Recommendations for a major overhaul of US immigration laws are beginning to emerge from a high-ranking commission set up by Congress to propose changes.
Larry Fuchs, executive director of the commission, outlines some proposals getting close attention:
* A hard-to-counterfeit worker identification card for all American citizens and legal aliens.
* A larger, better-trained Immigration and Naturalization Service (INS).
* Stronger laws against smuggling aliens into the US -- a problem pointed up by the deaths in Arizona last week of at least 13 persons from El Salvador. They had been smuggled across the Mexican border and left to fend for themselves in 110-degree F. heat without food, water or shelter.
* Closer cooperation with countries (such as Mexico) from which many illegal aliens come to the US. One possibility: loans for starting factories in high-unemployment areas in those countries.
* A worldwide quota of fewer than 1 million legal immigrants to the US (about the combined number now coming legally as well as illegally). Three categories would be established: those with families already here; workers needed; refugees.
* Legalization of the estimated 3.5 million to 6 million aliens (about half of them thought to be Mexicans) already here.
"We want to bring people in because we want them in," Mr. Fuchs told the Monitor. "We want to avoid cops and rubbers [situations at the borders], avoid fear, avoid health problems, avoid exploitation, avoid labor market problems."

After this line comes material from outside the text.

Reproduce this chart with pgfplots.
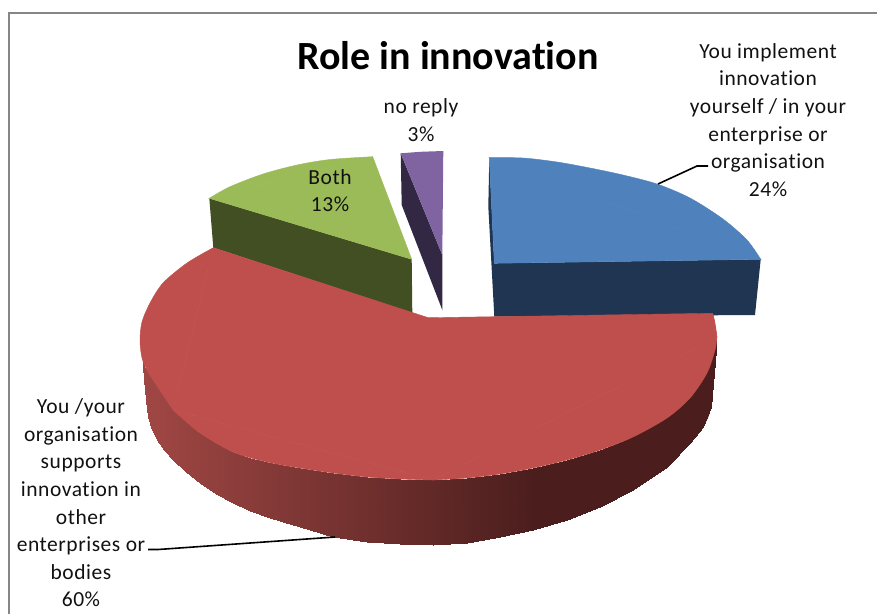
\documentclass[border=0pt]{standalone}
\usepackage{pgfplots}
\pgfplotsset{compat=1.18}
\usepackage{fontspec}
\setmainfont{Carlito}[Ligatures=CommonOff]
\newfontfamily\lab{Carlito}[Ligatures=CommonOff, LetterSpace=2.5]

\definecolor{frameg}{HTML}{868686}
\definecolor{bluetop}{HTML}{4F81BD}
\definecolor{blueside}{HTML}{1F3552}
\definecolor{redtop}{HTML}{BE4F4C}
\definecolor{redside}{HTML}{4B1E1D}
\definecolor{greentop}{HTML}{9BBB59}
\definecolor{greenside}{HTML}{414F22}
\definecolor{purpletop}{HTML}{8064A2}
\definecolor{purpleside}{HTML}{332843}
\definecolor{txt}{HTML}{111111}

\begin{document}
\begin{tikzpicture}
\begin{axis}[
    width=877pt, height=614pt, scale only axis,
    xmin=0, xmax=877, ymin=0, ymax=614,
    y dir=reverse,
    hide axis,
    no markers,
    colormap={redwall}{rgb255=(160,71,68); rgb255=(75,30,29)},
    point meta min=0, point meta max=1,
]
% chart frame, cut off by the screenshot on the right and below
\addplot[frameg, line width=2pt] coordinates {(9,614) (9,13) (877,13)};

% blue: 24%
\addplot[fill=blueside, draw=none] coordinates {(489.3,157.7) (488.3,206.7) (494.3,316.7) (755,315) (760.7,259.3) (494.3,263.3)} --cycle;
\addplot[fill=bluetop, draw=bluetop, line width=0.4pt] coordinates {(489.3,157.7) (760.7,259.3) (494.3,263.3)} --cycle;
\addplot[fill=bluetop, draw=bluetop, line width=0.4pt, smooth] coordinates {(489.3,157.7) (523,158) (557,162) (590,168) (623,175) (657,184) (690,198) (723,219) (747,240) (760.7,259.3)} --cycle;

% purple: 3%
\addplot[fill=purpleside, draw=none] coordinates {(400.7,153.3) (401.7,205) (442.3,310) (442.3,255)} --cycle;
\addplot[fill=purpletop, draw=none] coordinates {(400.7,153.3) (420,151.8) (443.3,151) (442.3,255)} --cycle;

% green: 13%
\addplot[fill=greenside, draw=none] coordinates {(209.3,198.3) (213.3,247.7) (412.3,313) (411.7,259.3)} --cycle;
\addplot[fill=greentop, draw=greentop, line width=0.4pt] coordinates {(209.3,198.3) (372.7,156.7) (411.7,259.3)} --cycle;
\addplot[fill=greentop, draw=greentop, line width=0.4pt, smooth] coordinates {(209.3,198.3) (230,186.7) (263,174) (297,165) (330,159.5) (372.7,156.7)} --cycle;

% red: 60%, side wall first
\addplot[fill=redside, draw=none, smooth] coordinates {(533,530) (567,520) (600,507) (633,490) (667,467) (690,443) (703,427) (711,407) (716,350)};
\addplot[surf, shader=interp, mesh/cols=2, point meta=\thisrow{c}] table {
x y c
142 345 0
142 350 0
144 367 0.01
144 380 0.01
146 369 0.01
146 400 0.01
148 372 0.01
148 417 0.01
152 378 0.02
152 430 0.02
157 386 0.03
157 440 0.03
164 397 0.05
164 450 0.05
173 410 0.07
173 460 0.07
186 422 0.11
186 472 0.11
200 433 0.14
200 483 0.14
216 443 0.18
216 494 0.18
233 452 0.23
233 503 0.23
250 458 0.27
250 511 0.27
267 462 0.32
267 517 0.32
283 465 0.36
283 522 0.36
300 468 0.40
300 527 0.40
333 473 0.49
333 537 0.49
367 477 0.57
367 542 0.57
400 479 0.66
400 544 0.66
433 480 0.74
433 545 0.74
467 478 0.83
467 543 0.83
500 474 0.92
500 537 0.92
533 468 1
533 530 1
567 460 1
567 520 1
600 450 1
600 507 1
633 437 1
633 490 1
667 418 1
667 467 1
690 398 1
690 443 1
703 379 1
703 427 1
711 362 1
711 407 1
716 340 1
716 350 1
};
\addplot[fill=redtop, draw=redtop, line width=0.4pt] coordinates {(213.3,247.7) (173,410) (433,480) (717,337) (712.7,313.3) (428.3,317.7) (412.3,312.5)} --cycle;
\addplot[fill=redtop, draw=redtop, line width=0.4pt, smooth] coordinates {(213.3,247.7) (187,263) (163,283) (150,303) (142,322) (140,340) (142,358) (148,372) (157,386) (173,410)} --cycle;
\addplot[fill=redtop, draw=redtop, line width=0.4pt, smooth] coordinates {(173,410) (200,433) (233,452) (267,462) (300,468) (333,473) (367,477) (400,479) (433,480)} --cycle;
\addplot[fill=redtop, draw=redtop, line width=0.4pt, smooth] coordinates {(433,480) (467,478) (500,474) (533,468) (567,460) (600,450) (633,437) (667,418) (690,398) (707,373) (715,350) (717,337)} --cycle;
\addplot[fill=redtop, draw=redtop, line width=0.4pt, smooth] coordinates {(717,337) (715,323) (712.7,313.3)} --cycle;

% leader lines
\addplot[black, line width=1.6pt] coordinates {(658,184) (697,166) (708,166)};
\addplot[black, line width=1.6pt] coordinates {(148,549.5) (158,549.5) (335,537)};

% labels
\node[font=\bfseries\fontsize{40}{46}\selectfont, text=black] at (axis cs:448,56) {Role in innovation};
\node[font=\lab\fontsize{21.5}{27.6}\selectfont, text=txt, align=center] at (axis cs:768,120) {You implement\\innovation\\yourself / in your\\enterprise or\\organisation\\24\%};
\node[font=\lab\fontsize{21.5}{27.6}\selectfont, text=txt, align=center] at (axis cs:421,120) {no reply\\3\%};
\node[font=\lab\fontsize{21.5}{27.6}\selectfont, text=txt, align=center] at (axis cs:330,190.5) {Both\\13\%};
\node[font=\lab\fontsize{21.5}{27.6}\selectfont, text=txt, align=center] at (axis cs:81,503) {You /your\\organisation\\supports\\innovation in\\other\\enterprises or\\bodies\\60\%};
\path (axis cs:0,0) rectangle (axis cs:877,614);
\end{axis}
\end{tikzpicture}
\end{document}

The latest indication of the problems arising under current immigration policies is a July 3 ruling by a federal judge in Miami on the fate of 15,000 Haitians in south Florida.
Judge James Lawrence King ruled that the INS acted with "prejudice" in denying virtually all claims by Haitians that they face persecution if returned to Haiti.

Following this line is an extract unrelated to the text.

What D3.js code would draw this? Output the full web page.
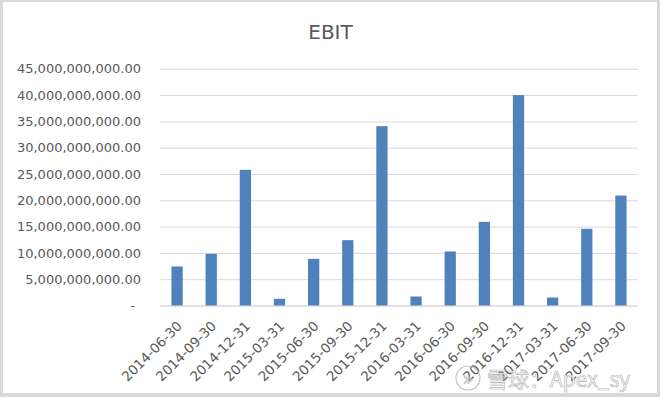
<!DOCTYPE html>
<html>
<head>
<meta charset="utf-8">
<script src="https://cdn.jsdelivr.net/npm/d3@7"></script>
<style>
  body { margin: 0; background: #fff; }
  text { font-family: "DejaVu Sans", sans-serif; }
</style>
</head>
<body>
<div id="chart"></div>
<script>
// quarter-end dates on the x axis
var periods = ["2014-06-30", "2014-09-30", "2014-12-31", "2015-03-31", "2015-06-30",
  "2015-09-30", "2015-12-31", "2016-03-31", "2016-06-30", "2016-09-30",
  "2016-12-31", "2017-03-31", "2017-06-30", "2017-09-30"];
// EBIT values
var ebit = [7.42e9, 9.83e9, 25.8e9, 1.27e9, 8.87e9,
  12.42e9, 34.1e9, 1.71e9, 10.27e9, 15.9e9,
  40.0e9, 1.52e9, 14.58e9, 20.9e9];
var yTicks = [0, 5e9, 10e9, 15e9, 20e9, 25e9, 30e9, 35e9, 40e9, 45e9];

var width = 660, height = 397;
var plotLeft = 160, plotRight = 638, plotTop = 68.8, plotBottom = 305.5;
var grey = "#595959";

var svg = d3.select('#chart')
  .append('svg')
  .attr('width', width)
  .attr('height', height);

// outer frame
svg.append('rect').attr('width', width).attr('height', height).attr('fill', '#d9d9d9');
svg.append('rect').attr('x', 3).attr('y', 2).attr('width', 654).attr('height', 391).attr('fill', '#fff');

var x = d3.scaleBand().domain(periods).range([plotLeft, plotRight]).paddingInner(0.67).paddingOuter(0.335);
var y = d3.scaleLinear().domain([0, 45e9]).range([plotBottom, plotTop]);

// title
svg.append('text')
  .attr('x', 330.5).attr('y', 39)
  .attr('text-anchor', 'middle')
  .style('font-size', '20px')
  .style('fill', grey)
  .text('EBIT');

// y axis with gridlines
var yAxis = svg.append('g')
  .attr('transform', 'translate(' + plotLeft + ',0)')
  .call(d3.axisLeft(y).tickValues(yTicks)
    .tickSizeInner(-(plotRight - plotLeft)).tickSizeOuter(0).tickPadding(19)
    .tickFormat(function (d) { return d === 0 ? '-' : d3.format(',.2f')(d); }));
yAxis.select('.domain').remove();
yAxis.selectAll('line').attr('stroke', '#d9d9d9');
yAxis.selectAll('text').style('font-size', '13px').style('fill', grey).attr('font-family', null);
yAxis.selectAll('.tick').filter(function (d) { return d === 0; }).select('text').attr('dx', -6);

// x axis
var xAxis = svg.append('g')
  .attr('transform', 'translate(0,' + plotBottom + ')')
  .call(d3.axisBottom(x).tickSize(0).tickSizeOuter(0));
xAxis.select('.domain').attr('stroke', '#d9d9d9');
xAxis.selectAll('text')
  .attr('y', 0).attr('dy', '0.35em')
  .attr('text-anchor', 'end')
  .attr('transform', 'translate(2.5,18) rotate(-45)')
  .attr('font-family', null)
  .style('font-size', '13.5px')
  .style('fill', grey);

// bars
svg.selectAll('rect.bar')
  .data(ebit)
  .enter().append('rect')
  .attr('class', 'bar')
  .attr('x', function (d, i) { return x(periods[i]); })
  .attr('width', x.bandwidth())
  .attr('y', function (d) { return y(d); })
  .attr('height', function (d) { return y(0) - y(d); })
  .attr('fill', '#4f81bd');

// watermark
var wm = svg.append('g').attr('opacity', 0.85);
wm.append('circle').attr('cx', 468).attr('cy', 378).attr('r', 12)
  .attr('fill', 'none').attr('stroke', '#bbb').attr('stroke-width', 1.2);
wm.append('text').attr('x', 468).attr('y', 385).attr('text-anchor', 'middle')
  .style('font-size', '17px').style('fill', '#fff').style('stroke', '#aaa').style('stroke-width', 0.7)
  .text('»');
wm.append('text').attr('x', 487).attr('y', 387)
  .style('font-family', '"Noto Sans CJK SC", "DejaVu Sans", sans-serif')
  .style('font-size', '21px').style('fill', '#fff').style('stroke', '#aaa').style('stroke-width', 0.7)
  .text('雪球：Apex_sy');
</script>
</body>
</html>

Unless overturned on appeal, the ruling means the Haitians must be granted new, unrushed hearings on their claims to political asylum. That process, says one lawyer for the Haitians, could take "10 to 15 years."
Leaving Haiti, even to seek work, marks one as a malcontent, the Haitians maintain, and leaves him subject to arrest, detention, and possible mistreatment if he returns.

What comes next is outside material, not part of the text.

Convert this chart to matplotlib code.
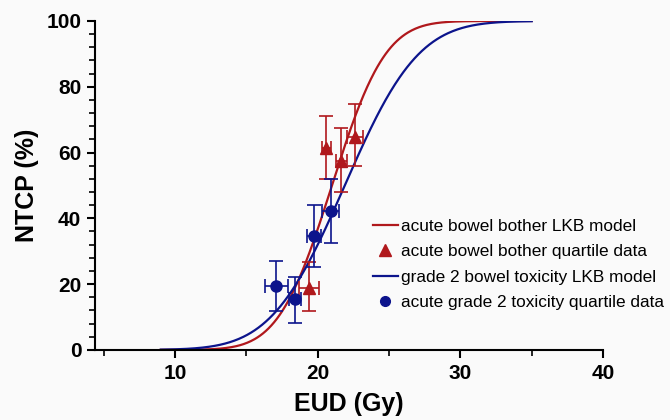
import numpy as np
import matplotlib
matplotlib.use('Agg')
import matplotlib.pyplot as plt
from matplotlib.lines import Line2D
from matplotlib.ticker import MultipleLocator
from math import erf, sqrt

plt.rcParams['font.family'] = ['Liberation Sans', 'DejaVu Sans']

# ── LKB model parameters ──
TD50_BOTHER = 21.0
M_BOTHER = 0.14
TD50_TOX = 21.9
M_TOX = 0.185
EUD_MIN, EUD_MAX = 9.0, 35.0

# ── quartile data: acute bowel bother (triangles) ──
bother_eud = [20.6, 21.65, 22.6, 19.4]
bother_ntcp = [61.3, 57.4, 64.8, 18.7]
bother_yerr_lo = [9.4, 9.5, 8.9, 7.0]
bother_yerr_hi = [9.9, 10.0, 10.0, 8.0]
bother_xerr = [0.3, 0.4, 0.55, 0.7]

# ── quartile data: acute grade 2 toxicity (circles) ──
tox_eud = [17.1, 18.4, 19.75, 20.9]
tox_ntcp = [19.3, 15.4, 34.7, 42.3]
tox_yerr_lo = [7.6, 7.3, 9.6, 9.9]
tox_yerr_hi = [7.6, 6.9, 9.2, 9.7]
tox_xerr = [0.8, 0.42, 0.47, 0.57]

labels = ['acute bowel bother LKB model', 'acute bowel bother quartile data',
          'grade 2 bowel toxicity LKB model', 'acute grade 2 toxicity quartile data']

RED = '#B0181C'
BLUE = '#0C148C'


def lkb(d, td50, m):
    t = (d - td50) / (m * td50)
    return 100 * 0.5 * (1 + np.vectorize(erf)(t / sqrt(2)))


eud = np.linspace(EUD_MIN, EUD_MAX, 400)

fig = plt.figure(figsize=(6.7, 4.2), dpi=100, facecolor='#fafafa')
ax = fig.add_axes([0.142, 0.167, 0.758, 0.783])
ax.set_facecolor('#fafafa')

ax.plot(eud, lkb(eud, TD50_BOTHER, M_BOTHER), color=RED, lw=1.6, zorder=2)
ax.errorbar(bother_eud, bother_ntcp, yerr=[bother_yerr_lo, bother_yerr_hi],
            xerr=bother_xerr, fmt='^', color=RED, ms=8.5, elinewidth=1.2,
            capsize=5, capthick=1.2, zorder=3)
ax.plot(eud, lkb(eud, TD50_TOX, M_TOX), color=BLUE, lw=1.6, zorder=2)
ax.errorbar(tox_eud, tox_ntcp, yerr=[tox_yerr_lo, tox_yerr_hi],
            xerr=tox_xerr, fmt='o', color=BLUE, ms=8, elinewidth=1.2,
            capsize=5, capthick=1.2, zorder=3)

ax.set_xlim(4.4, 40)
ax.set_ylim(0, 100)
ax.xaxis.set_major_locator(MultipleLocator(10))
ax.xaxis.set_minor_locator(MultipleLocator(5))
ax.yaxis.set_major_locator(MultipleLocator(20))
ax.yaxis.set_minor_locator(MultipleLocator(4))
for s in ['top', 'right']:
    ax.spines[s].set_visible(False)
for s in ['left', 'bottom']:
    ax.spines[s].set_linewidth(1.5)
ax.tick_params(which='major', length=6, width=1.5, labelsize=15, pad=4)
ax.tick_params(which='minor', length=4, width=1.2)
for lab in ax.get_xticklabels() + ax.get_yticklabels():
    lab.set_fontweight('bold')

ax.set_xlabel('EUD (Gy)', fontsize=18, fontweight='bold', labelpad=7)
ax.set_ylabel('NTCP (%)', fontsize=18, fontweight='bold', labelpad=5)

handles = [Line2D([], [], color=RED, lw=1.6),
           Line2D([], [], color=RED, marker='^', ms=8.5, ls='none'),
           Line2D([], [], color=BLUE, lw=1.6),
           Line2D([], [], color=BLUE, marker='o', ms=7, ls='none')]
fig.legend(handles, labels, loc='lower left', bbox_to_anchor=(373 / 670, 1 - 310 / 420),
           frameon=False, fontsize=12.4, handlelength=1.45, handletextpad=0.2,
           labelspacing=0.6, borderpad=0, borderaxespad=0)

fig.savefig('out.png', dpi=100, facecolor=fig.get_facecolor())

Judge King ruled that INS officials decided not to believe such claims and systematically prepared to expel the Haitians under a program that is "an offense to every notion of constitutional due process and equal protection."
Another recent indication of the problems of current immigration policies is the illegal influx of more than 115,000 Cubans since late April in the flotilla from the port of Mariel.
The Carter administration has decided to let the Hatians and Cubans stay for six months and to seek legislation granting them legal status and some federal benefits.
But attorneys for the Haitians point out that if Congress fails to pass such legislation, the Haitians' fate would again rest solely on the outcome of new INS hearings. Moreover, the legal status proposed by the administration provides fewer federal benefits than if the Haitians were granted political asylum.
Of concern to immigration officials is what kind of "signal" the recent decision allowing the Cubans and Haitians to stay will have on the rest of the world's poor and oppressed. Worried officials wonder how many more such people will be encouraged to come.